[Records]
———

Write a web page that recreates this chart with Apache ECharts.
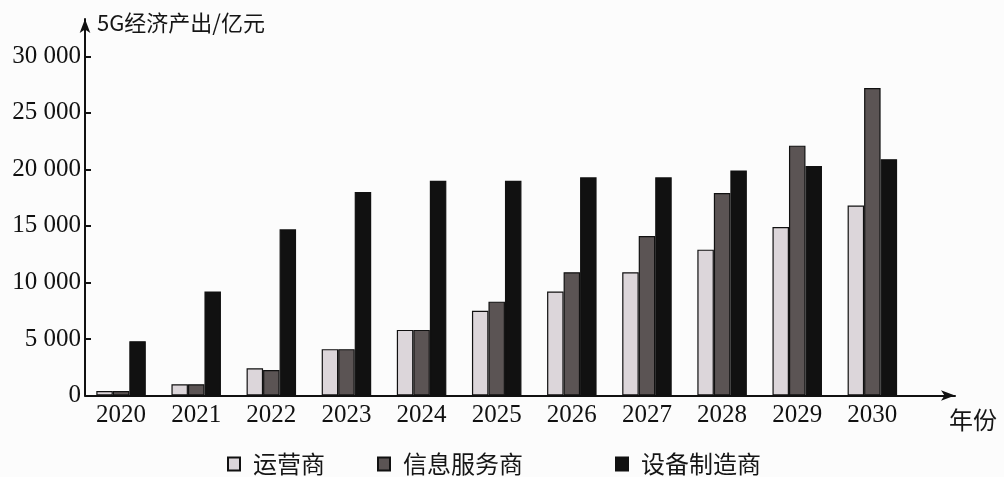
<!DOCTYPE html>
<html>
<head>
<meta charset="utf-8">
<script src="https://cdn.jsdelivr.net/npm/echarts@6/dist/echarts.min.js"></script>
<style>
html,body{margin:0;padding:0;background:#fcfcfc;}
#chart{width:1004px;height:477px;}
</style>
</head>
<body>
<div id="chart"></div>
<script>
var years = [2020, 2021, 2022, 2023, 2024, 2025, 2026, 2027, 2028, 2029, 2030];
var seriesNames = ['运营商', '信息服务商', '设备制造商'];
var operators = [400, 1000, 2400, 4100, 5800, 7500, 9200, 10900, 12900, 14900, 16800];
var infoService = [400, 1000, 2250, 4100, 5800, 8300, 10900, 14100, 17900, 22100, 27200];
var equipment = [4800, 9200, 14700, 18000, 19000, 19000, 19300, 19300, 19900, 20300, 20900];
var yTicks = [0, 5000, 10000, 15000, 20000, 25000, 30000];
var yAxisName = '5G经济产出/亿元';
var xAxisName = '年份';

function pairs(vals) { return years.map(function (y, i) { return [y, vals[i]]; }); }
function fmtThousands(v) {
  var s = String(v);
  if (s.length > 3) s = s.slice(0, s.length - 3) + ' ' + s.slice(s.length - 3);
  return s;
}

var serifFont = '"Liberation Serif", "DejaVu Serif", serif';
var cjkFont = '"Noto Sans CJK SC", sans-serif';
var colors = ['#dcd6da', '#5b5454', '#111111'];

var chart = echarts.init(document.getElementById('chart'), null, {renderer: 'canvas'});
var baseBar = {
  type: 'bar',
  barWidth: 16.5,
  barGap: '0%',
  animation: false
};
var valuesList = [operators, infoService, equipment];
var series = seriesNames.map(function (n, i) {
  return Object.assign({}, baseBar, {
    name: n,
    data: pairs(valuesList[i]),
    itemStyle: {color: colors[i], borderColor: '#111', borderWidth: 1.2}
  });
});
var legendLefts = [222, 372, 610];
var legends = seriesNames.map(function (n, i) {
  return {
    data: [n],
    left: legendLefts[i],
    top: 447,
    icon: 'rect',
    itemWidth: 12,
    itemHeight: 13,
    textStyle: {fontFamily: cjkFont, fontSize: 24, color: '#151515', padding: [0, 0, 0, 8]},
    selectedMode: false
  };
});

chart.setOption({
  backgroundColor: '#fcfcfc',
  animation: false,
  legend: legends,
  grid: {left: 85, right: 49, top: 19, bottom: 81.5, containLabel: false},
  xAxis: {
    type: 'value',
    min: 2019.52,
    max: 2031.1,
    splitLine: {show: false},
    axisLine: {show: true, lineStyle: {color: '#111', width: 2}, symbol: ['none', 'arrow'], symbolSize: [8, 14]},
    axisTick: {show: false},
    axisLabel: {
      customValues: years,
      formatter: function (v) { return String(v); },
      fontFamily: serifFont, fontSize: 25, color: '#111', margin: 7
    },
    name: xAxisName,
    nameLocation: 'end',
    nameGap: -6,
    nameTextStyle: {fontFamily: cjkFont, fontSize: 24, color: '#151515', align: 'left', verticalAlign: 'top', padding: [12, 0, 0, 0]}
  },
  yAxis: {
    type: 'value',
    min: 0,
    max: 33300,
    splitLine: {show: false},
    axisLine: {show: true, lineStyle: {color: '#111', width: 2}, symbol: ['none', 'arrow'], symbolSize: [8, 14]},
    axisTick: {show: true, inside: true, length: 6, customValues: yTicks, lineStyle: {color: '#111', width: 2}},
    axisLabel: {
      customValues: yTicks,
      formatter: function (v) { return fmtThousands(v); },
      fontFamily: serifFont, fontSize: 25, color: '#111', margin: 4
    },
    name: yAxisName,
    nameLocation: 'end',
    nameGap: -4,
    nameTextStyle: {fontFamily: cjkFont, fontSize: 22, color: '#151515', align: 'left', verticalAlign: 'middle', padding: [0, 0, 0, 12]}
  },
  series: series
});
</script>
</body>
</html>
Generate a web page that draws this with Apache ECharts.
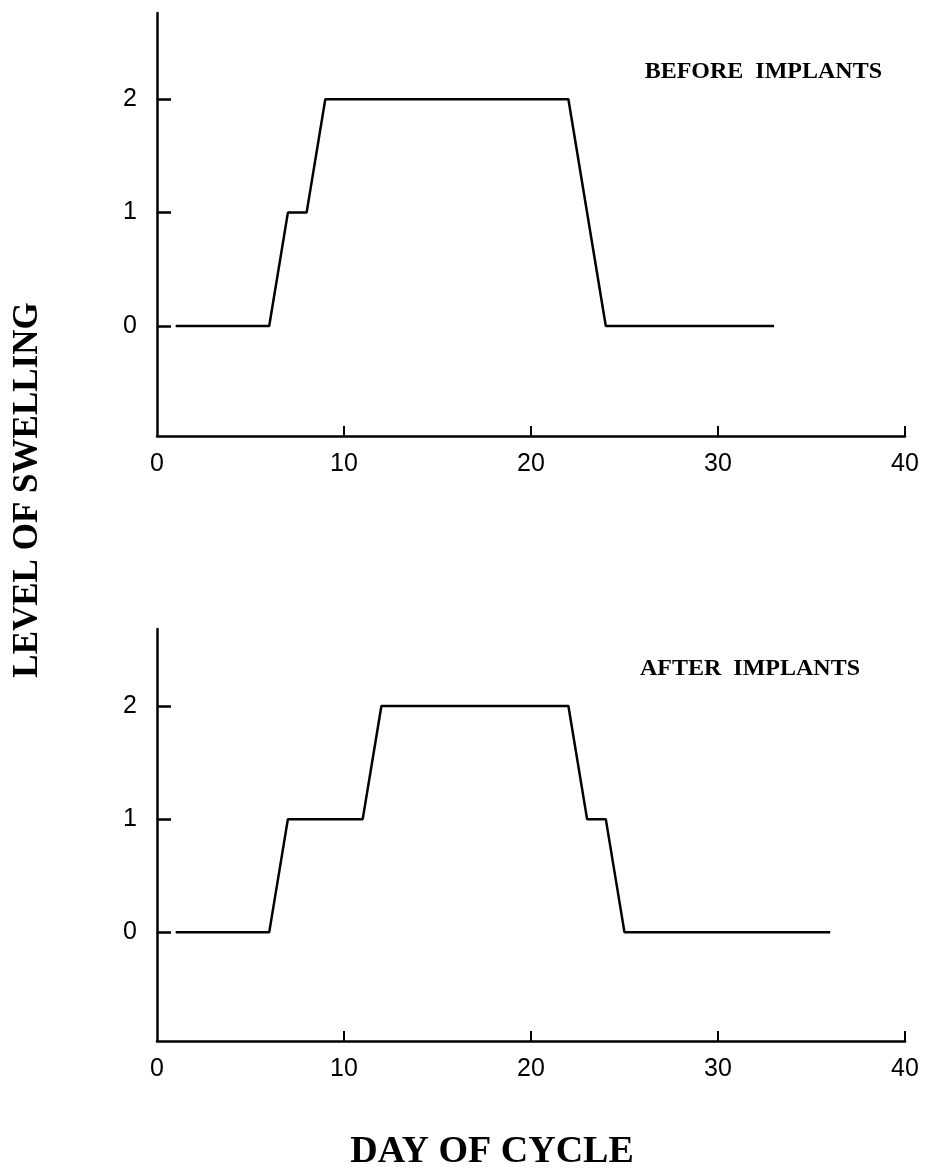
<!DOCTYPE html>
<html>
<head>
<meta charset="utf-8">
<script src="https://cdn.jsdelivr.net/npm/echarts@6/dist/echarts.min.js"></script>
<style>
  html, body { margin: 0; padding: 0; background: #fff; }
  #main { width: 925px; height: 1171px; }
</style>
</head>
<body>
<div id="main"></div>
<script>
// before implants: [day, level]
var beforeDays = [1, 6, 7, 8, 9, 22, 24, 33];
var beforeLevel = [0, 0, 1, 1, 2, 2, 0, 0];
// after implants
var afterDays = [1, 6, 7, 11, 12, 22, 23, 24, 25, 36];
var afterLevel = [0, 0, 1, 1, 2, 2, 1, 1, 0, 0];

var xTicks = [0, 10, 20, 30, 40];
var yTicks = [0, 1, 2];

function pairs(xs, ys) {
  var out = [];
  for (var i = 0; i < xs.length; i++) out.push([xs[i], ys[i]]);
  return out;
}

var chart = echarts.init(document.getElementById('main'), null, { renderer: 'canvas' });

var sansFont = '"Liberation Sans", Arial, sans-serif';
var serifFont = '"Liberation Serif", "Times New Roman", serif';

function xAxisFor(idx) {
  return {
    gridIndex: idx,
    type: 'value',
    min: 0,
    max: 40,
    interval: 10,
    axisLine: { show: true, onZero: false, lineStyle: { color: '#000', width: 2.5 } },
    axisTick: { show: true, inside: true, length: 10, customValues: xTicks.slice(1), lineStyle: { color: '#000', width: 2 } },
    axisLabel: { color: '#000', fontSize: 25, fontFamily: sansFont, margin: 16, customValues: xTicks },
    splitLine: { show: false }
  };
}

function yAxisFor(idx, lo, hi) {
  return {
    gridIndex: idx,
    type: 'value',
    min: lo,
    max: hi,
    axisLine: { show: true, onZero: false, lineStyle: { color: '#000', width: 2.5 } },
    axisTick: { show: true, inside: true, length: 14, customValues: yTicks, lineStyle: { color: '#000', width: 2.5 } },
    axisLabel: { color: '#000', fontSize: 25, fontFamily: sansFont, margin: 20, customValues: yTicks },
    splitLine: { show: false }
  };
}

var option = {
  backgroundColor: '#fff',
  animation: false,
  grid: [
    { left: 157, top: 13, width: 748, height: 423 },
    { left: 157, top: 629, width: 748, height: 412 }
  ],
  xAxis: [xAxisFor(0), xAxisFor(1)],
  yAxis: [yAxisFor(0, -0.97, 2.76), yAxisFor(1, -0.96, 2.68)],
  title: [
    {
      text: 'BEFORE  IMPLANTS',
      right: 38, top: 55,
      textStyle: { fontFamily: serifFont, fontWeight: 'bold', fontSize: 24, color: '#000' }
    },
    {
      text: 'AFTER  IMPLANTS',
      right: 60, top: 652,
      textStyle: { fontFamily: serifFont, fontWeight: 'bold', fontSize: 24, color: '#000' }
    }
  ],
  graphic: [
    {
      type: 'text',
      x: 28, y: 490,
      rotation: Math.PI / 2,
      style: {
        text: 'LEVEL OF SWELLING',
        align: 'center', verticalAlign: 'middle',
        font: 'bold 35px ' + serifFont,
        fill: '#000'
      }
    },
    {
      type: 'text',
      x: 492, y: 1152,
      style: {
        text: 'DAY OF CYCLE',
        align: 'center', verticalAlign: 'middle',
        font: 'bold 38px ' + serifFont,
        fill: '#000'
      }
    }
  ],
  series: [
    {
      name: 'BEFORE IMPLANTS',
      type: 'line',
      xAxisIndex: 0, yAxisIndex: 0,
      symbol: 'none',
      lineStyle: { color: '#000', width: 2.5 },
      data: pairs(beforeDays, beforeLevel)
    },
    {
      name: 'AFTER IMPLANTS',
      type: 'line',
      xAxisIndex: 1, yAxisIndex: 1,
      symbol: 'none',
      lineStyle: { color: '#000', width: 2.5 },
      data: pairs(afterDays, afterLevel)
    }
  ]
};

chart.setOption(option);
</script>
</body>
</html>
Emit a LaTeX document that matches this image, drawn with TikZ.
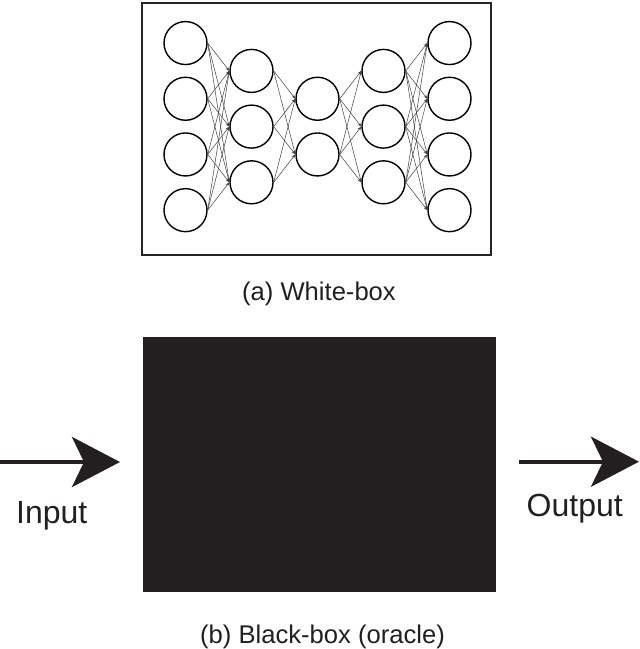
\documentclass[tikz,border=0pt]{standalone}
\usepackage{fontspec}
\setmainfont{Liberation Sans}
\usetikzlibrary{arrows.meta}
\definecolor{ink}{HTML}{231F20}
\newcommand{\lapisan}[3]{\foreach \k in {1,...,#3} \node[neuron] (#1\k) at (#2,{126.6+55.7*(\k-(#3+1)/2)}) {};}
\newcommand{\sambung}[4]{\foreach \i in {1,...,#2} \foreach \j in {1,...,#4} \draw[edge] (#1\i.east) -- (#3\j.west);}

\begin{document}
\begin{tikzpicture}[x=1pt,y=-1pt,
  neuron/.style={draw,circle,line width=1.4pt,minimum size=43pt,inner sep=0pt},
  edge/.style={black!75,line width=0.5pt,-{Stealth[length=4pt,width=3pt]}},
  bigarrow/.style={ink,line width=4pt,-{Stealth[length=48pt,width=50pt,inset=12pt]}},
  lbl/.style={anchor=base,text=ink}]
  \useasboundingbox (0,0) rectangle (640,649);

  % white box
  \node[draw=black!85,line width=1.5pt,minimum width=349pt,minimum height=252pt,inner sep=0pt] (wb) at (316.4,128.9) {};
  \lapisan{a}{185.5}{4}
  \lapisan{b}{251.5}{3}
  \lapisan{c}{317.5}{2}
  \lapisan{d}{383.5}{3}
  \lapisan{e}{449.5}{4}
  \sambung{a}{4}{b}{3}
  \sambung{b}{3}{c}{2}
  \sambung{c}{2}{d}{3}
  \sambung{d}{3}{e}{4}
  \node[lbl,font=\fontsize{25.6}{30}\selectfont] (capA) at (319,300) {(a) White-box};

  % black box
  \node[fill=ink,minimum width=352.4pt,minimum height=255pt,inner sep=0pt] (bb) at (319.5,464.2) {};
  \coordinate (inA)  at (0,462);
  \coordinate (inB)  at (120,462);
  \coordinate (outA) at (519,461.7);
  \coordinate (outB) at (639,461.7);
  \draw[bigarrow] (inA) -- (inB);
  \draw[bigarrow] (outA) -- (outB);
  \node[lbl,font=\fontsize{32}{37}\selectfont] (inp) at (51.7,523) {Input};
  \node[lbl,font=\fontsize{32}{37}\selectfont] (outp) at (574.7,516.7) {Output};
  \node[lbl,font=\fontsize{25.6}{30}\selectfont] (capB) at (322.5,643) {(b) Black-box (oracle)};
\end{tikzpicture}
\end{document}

———

Repeat only what lies between the start of the data and the end of the line containing "var colors = ['#dcd6da', '#5b5454', '#111111'];", exactly, with pictures left out.

[OUTPUT FOR THIS TASK]
Write a web page that recreates this chart with Apache ECharts.
<!DOCTYPE html>
<html>
<head>
<meta charset="utf-8">
<script src="https://cdn.jsdelivr.net/npm/echarts@6/dist/echarts.min.js"></script>
<style>
html,body{margin:0;padding:0;background:#fcfcfc;}
#chart{width:1004px;height:477px;}
</style>
</head>
<body>
<div id="chart"></div>
<script>
var years = [2020, 2021, 2022, 2023, 2024, 2025, 2026, 2027, 2028, 2029, 2030];
var seriesNames = ['运营商', '信息服务商', '设备制造商'];
var operators = [400, 1000, 2400, 4100, 5800, 7500, 9200, 10900, 12900, 14900, 16800];
var infoService = [400, 1000, 2250, 4100, 5800, 8300, 10900, 14100, 17900, 22100, 27200];
var equipment = [4800, 9200, 14700, 18000, 19000, 19000, 19300, 19300, 19900, 20300, 20900];
var yTicks = [0, 5000, 10000, 15000, 20000, 25000, 30000];
var yAxisName = '5G经济产出/亿元';
var xAxisName = '年份';

function pairs(vals) { return years.map(function (y, i) { return [y, vals[i]]; }); }
function fmtThousands(v) {
  var s = String(v);
  if (s.length > 3) s = s.slice(0, s.length - 3) + ' ' + s.slice(s.length - 3);
  return s;
}

var serifFont = '"Liberation Serif", "DejaVu Serif", serif';
var cjkFont = '"Noto Sans CJK SC", sans-serif';
var colors = ['#dcd6da', '#5b5454', '#111111'];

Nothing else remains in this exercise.